* _THE TASK_
Reproduce, character for character, the lines below from the first through the one with "(0,0) rectangle (1115,376);". Leave pictures out.

* _COLLECTED MATERIAL_
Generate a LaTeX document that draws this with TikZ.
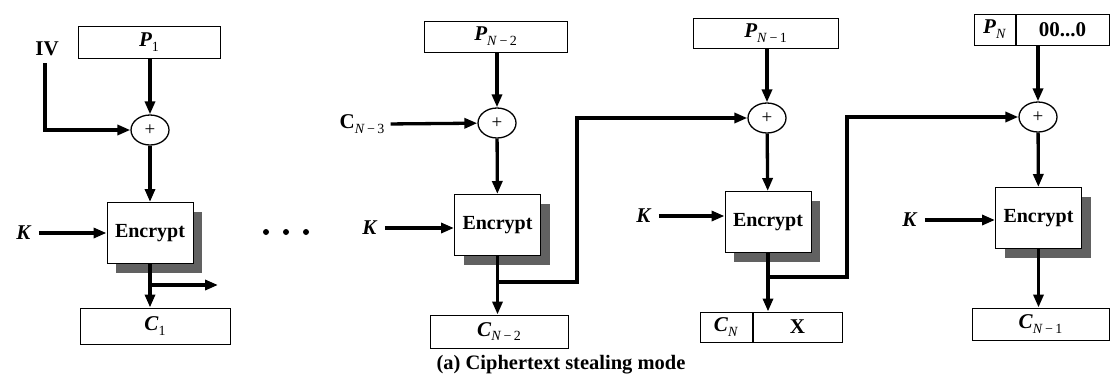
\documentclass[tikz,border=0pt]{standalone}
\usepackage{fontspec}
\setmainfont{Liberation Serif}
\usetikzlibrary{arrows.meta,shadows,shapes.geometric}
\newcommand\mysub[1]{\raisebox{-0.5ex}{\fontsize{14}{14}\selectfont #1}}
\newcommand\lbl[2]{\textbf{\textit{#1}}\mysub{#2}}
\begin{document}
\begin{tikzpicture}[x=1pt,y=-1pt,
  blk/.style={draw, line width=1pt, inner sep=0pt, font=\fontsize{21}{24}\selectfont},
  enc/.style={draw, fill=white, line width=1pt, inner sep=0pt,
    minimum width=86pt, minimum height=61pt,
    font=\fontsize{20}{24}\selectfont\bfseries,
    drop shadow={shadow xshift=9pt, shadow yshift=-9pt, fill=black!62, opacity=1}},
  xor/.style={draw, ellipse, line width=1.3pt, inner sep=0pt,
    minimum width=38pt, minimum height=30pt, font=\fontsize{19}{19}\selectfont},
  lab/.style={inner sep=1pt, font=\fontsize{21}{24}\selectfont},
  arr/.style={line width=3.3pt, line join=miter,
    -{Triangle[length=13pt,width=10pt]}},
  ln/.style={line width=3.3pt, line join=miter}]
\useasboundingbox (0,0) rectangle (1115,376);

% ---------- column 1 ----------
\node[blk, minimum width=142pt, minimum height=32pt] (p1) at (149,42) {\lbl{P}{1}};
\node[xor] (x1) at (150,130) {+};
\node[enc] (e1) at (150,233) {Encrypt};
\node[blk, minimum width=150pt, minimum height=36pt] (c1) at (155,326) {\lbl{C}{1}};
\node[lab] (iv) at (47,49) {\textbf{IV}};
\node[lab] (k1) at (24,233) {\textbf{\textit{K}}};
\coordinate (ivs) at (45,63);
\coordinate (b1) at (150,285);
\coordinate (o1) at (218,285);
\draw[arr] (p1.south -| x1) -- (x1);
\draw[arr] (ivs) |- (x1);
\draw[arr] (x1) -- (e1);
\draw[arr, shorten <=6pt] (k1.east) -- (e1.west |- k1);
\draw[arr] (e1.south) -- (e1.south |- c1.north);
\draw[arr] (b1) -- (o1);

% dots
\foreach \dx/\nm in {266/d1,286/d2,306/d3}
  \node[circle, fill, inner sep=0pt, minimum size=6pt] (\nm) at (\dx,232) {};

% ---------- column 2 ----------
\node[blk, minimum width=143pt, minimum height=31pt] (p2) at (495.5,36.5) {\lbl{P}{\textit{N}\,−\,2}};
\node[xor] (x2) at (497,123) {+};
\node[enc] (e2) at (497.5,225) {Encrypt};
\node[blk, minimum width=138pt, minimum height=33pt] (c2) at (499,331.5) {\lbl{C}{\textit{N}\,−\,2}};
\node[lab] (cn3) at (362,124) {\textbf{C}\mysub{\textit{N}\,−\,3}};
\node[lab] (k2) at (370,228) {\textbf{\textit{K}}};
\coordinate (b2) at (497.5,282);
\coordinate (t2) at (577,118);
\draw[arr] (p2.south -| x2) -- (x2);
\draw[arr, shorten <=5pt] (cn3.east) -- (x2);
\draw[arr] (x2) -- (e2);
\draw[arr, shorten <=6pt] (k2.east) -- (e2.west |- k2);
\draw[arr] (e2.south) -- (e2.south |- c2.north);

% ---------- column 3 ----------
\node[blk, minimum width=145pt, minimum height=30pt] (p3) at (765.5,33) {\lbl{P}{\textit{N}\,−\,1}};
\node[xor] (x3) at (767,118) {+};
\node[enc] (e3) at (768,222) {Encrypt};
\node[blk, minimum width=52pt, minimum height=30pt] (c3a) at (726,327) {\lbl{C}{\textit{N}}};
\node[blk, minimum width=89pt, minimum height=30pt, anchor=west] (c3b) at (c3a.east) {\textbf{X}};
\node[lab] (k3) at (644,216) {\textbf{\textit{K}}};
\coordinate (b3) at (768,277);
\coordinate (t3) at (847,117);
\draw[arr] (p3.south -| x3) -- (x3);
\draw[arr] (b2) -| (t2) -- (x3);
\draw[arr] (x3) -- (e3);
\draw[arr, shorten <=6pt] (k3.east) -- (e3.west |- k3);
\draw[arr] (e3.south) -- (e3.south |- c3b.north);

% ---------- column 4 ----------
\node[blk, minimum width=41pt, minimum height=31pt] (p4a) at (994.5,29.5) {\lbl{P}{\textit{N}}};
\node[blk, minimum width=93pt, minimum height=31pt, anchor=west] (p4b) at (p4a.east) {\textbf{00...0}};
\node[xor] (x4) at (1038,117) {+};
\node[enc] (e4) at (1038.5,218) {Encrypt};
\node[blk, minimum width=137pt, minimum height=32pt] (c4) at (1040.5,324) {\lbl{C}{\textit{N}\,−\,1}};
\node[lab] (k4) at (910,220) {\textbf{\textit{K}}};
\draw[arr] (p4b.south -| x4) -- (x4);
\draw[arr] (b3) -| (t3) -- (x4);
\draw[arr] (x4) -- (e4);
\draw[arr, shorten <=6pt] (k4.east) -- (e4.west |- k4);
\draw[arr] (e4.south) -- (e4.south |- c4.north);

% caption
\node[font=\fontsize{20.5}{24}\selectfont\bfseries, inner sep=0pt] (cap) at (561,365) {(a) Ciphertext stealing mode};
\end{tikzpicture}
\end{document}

* _RESULT_
Generate a LaTeX document that draws this with TikZ.
\documentclass[tikz,border=0pt]{standalone}
\usepackage{fontspec}
\setmainfont{Liberation Serif}
\usetikzlibrary{arrows.meta,shadows,shapes.geometric}
\newcommand\mysub[1]{\raisebox{-0.5ex}{\fontsize{14}{14}\selectfont #1}}
\newcommand\lbl[2]{\textbf{\textit{#1}}\mysub{#2}}
\begin{document}
\begin{tikzpicture}[x=1pt,y=-1pt,
  blk/.style={draw, line width=1pt, inner sep=0pt, font=\fontsize{21}{24}\selectfont},
  enc/.style={draw, fill=white, line width=1pt, inner sep=0pt,
    minimum width=86pt, minimum height=61pt,
    font=\fontsize{20}{24}\selectfont\bfseries,
    drop shadow={shadow xshift=9pt, shadow yshift=-9pt, fill=black!62, opacity=1}},
  xor/.style={draw, ellipse, line width=1.3pt, inner sep=0pt,
    minimum width=38pt, minimum height=30pt, font=\fontsize{19}{19}\selectfont},
  lab/.style={inner sep=1pt, font=\fontsize{21}{24}\selectfont},
  arr/.style={line width=3.3pt, line join=miter,
    -{Triangle[length=13pt,width=10pt]}},
  ln/.style={line width=3.3pt, line join=miter}]
\useasboundingbox (0,0) rectangle (1115,376);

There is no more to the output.